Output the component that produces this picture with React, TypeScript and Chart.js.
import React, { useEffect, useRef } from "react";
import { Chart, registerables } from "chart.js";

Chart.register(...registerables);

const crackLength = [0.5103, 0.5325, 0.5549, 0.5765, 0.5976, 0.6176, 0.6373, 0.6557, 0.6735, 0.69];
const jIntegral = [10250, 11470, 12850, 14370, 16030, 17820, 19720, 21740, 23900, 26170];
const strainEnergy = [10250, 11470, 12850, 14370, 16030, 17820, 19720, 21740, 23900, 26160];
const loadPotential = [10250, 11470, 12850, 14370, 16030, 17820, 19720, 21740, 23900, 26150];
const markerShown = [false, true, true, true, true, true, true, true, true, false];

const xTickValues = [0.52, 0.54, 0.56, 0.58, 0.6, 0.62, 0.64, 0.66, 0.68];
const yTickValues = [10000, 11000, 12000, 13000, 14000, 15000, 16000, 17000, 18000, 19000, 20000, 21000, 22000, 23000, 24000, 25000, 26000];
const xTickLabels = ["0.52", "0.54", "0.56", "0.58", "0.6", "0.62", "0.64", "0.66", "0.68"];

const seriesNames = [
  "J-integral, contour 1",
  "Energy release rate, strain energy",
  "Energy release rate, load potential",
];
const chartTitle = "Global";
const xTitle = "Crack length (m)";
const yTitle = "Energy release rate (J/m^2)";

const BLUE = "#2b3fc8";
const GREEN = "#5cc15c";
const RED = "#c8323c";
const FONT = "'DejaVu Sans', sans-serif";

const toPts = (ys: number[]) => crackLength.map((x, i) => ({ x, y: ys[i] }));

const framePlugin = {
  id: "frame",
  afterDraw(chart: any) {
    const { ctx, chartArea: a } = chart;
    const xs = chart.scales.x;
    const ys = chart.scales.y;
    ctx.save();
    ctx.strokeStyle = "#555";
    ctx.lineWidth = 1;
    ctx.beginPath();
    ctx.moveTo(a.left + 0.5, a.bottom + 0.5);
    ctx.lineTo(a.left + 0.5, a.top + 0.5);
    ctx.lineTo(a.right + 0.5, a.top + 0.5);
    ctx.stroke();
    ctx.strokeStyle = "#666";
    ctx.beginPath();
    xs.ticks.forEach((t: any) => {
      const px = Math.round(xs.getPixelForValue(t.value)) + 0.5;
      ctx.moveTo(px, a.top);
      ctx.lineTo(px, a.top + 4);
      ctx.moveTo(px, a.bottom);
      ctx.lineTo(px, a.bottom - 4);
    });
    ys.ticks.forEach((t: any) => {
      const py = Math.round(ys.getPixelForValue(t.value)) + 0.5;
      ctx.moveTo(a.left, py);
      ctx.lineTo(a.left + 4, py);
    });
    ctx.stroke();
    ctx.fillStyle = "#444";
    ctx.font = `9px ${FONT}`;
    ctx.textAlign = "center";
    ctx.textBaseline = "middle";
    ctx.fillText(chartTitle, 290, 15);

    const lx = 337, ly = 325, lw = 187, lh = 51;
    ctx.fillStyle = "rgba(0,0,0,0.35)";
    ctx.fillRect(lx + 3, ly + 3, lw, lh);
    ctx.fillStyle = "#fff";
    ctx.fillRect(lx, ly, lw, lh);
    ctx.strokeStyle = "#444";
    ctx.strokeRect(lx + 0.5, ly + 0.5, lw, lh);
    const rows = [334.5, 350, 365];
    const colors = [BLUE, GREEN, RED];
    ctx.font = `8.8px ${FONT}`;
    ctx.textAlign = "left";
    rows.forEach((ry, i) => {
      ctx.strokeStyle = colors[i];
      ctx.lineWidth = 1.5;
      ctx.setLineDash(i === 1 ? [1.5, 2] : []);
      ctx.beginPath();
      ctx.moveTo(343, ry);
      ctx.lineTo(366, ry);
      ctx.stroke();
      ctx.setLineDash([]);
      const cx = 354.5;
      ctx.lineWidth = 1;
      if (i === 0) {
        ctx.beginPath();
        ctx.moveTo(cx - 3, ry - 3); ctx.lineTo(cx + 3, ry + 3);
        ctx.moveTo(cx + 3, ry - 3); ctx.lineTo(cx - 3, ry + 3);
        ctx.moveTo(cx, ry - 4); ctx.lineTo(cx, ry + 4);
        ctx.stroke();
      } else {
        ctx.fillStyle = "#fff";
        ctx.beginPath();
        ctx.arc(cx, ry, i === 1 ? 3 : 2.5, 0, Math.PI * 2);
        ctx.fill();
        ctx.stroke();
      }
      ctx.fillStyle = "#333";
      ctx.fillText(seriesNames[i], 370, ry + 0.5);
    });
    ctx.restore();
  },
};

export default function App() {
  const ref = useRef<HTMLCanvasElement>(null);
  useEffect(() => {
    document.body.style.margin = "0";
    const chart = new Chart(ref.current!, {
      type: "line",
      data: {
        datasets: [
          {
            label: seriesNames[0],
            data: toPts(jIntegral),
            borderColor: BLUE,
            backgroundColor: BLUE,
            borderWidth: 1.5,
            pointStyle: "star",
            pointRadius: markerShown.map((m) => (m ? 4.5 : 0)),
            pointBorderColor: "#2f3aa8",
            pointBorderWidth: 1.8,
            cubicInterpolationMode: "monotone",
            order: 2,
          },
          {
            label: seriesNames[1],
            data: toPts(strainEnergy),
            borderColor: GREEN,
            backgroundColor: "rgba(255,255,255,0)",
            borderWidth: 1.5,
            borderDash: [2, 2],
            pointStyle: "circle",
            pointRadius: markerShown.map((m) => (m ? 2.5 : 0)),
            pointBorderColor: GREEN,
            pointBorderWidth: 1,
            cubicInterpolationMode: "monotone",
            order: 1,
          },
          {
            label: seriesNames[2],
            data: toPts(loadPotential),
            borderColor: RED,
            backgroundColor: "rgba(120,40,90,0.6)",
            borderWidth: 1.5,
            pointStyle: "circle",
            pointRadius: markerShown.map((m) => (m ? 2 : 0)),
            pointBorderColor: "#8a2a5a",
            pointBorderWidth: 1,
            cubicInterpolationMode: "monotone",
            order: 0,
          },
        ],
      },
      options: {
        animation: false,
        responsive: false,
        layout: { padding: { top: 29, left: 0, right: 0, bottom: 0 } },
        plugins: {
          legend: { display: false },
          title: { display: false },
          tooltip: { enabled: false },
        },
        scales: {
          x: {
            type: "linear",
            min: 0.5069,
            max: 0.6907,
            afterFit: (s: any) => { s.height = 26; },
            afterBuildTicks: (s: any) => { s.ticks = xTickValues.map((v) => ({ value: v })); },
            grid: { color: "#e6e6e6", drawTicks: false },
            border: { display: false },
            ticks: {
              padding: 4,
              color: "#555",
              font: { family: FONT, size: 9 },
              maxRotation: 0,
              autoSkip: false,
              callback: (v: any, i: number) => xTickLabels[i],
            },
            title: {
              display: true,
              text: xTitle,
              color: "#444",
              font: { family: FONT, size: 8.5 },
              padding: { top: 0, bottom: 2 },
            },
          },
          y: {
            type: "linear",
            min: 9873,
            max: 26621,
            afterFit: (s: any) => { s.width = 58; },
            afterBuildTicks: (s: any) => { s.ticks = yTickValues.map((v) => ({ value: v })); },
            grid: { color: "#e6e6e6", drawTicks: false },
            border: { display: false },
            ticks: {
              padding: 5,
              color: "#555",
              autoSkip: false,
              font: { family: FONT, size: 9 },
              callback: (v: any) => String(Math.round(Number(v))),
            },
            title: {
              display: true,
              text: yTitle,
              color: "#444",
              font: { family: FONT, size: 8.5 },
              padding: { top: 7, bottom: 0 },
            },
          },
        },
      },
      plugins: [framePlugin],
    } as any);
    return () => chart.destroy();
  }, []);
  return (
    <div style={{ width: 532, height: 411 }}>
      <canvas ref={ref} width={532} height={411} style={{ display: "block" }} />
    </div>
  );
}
------------
■ **What you are asked to do**:
In the listing above, please print only the lines from the first one to the line where "const toPts = (ys: number[])" appears, exactly as written, both of those lines included.

■ **Expected answer**:
Output the component that produces this picture with React, TypeScript and Chart.js.
import React, { useEffect, useRef } from "react";
import { Chart, registerables } from "chart.js";

Chart.register(...registerables);

const crackLength = [0.5103, 0.5325, 0.5549, 0.5765, 0.5976, 0.6176, 0.6373, 0.6557, 0.6735, 0.69];
const jIntegral = [10250, 11470, 12850, 14370, 16030, 17820, 19720, 21740, 23900, 26170];
const strainEnergy = [10250, 11470, 12850, 14370, 16030, 17820, 19720, 21740, 23900, 26160];
const loadPotential = [10250, 11470, 12850, 14370, 16030, 17820, 19720, 21740, 23900, 26150];
const markerShown = [false, true, true, true, true, true, true, true, true, false];

const xTickValues = [0.52, 0.54, 0.56, 0.58, 0.6, 0.62, 0.64, 0.66, 0.68];
const yTickValues = [10000, 11000, 12000, 13000, 14000, 15000, 16000, 17000, 18000, 19000, 20000, 21000, 22000, 23000, 24000, 25000, 26000];
const xTickLabels = ["0.52", "0.54", "0.56", "0.58", "0.6", "0.62", "0.64", "0.66", "0.68"];

const seriesNames = [
  "J-integral, contour 1",
  "Energy release rate, strain energy",
  "Energy release rate, load potential",
];
const chartTitle = "Global";
const xTitle = "Crack length (m)";
const yTitle = "Energy release rate (J/m^2)";

const BLUE = "#2b3fc8";
const GREEN = "#5cc15c";
const RED = "#c8323c";
const FONT = "'DejaVu Sans', sans-serif";

const toPts = (ys: number[]) => crackLength.map((x, i) => ({ x, y: ys[i] }));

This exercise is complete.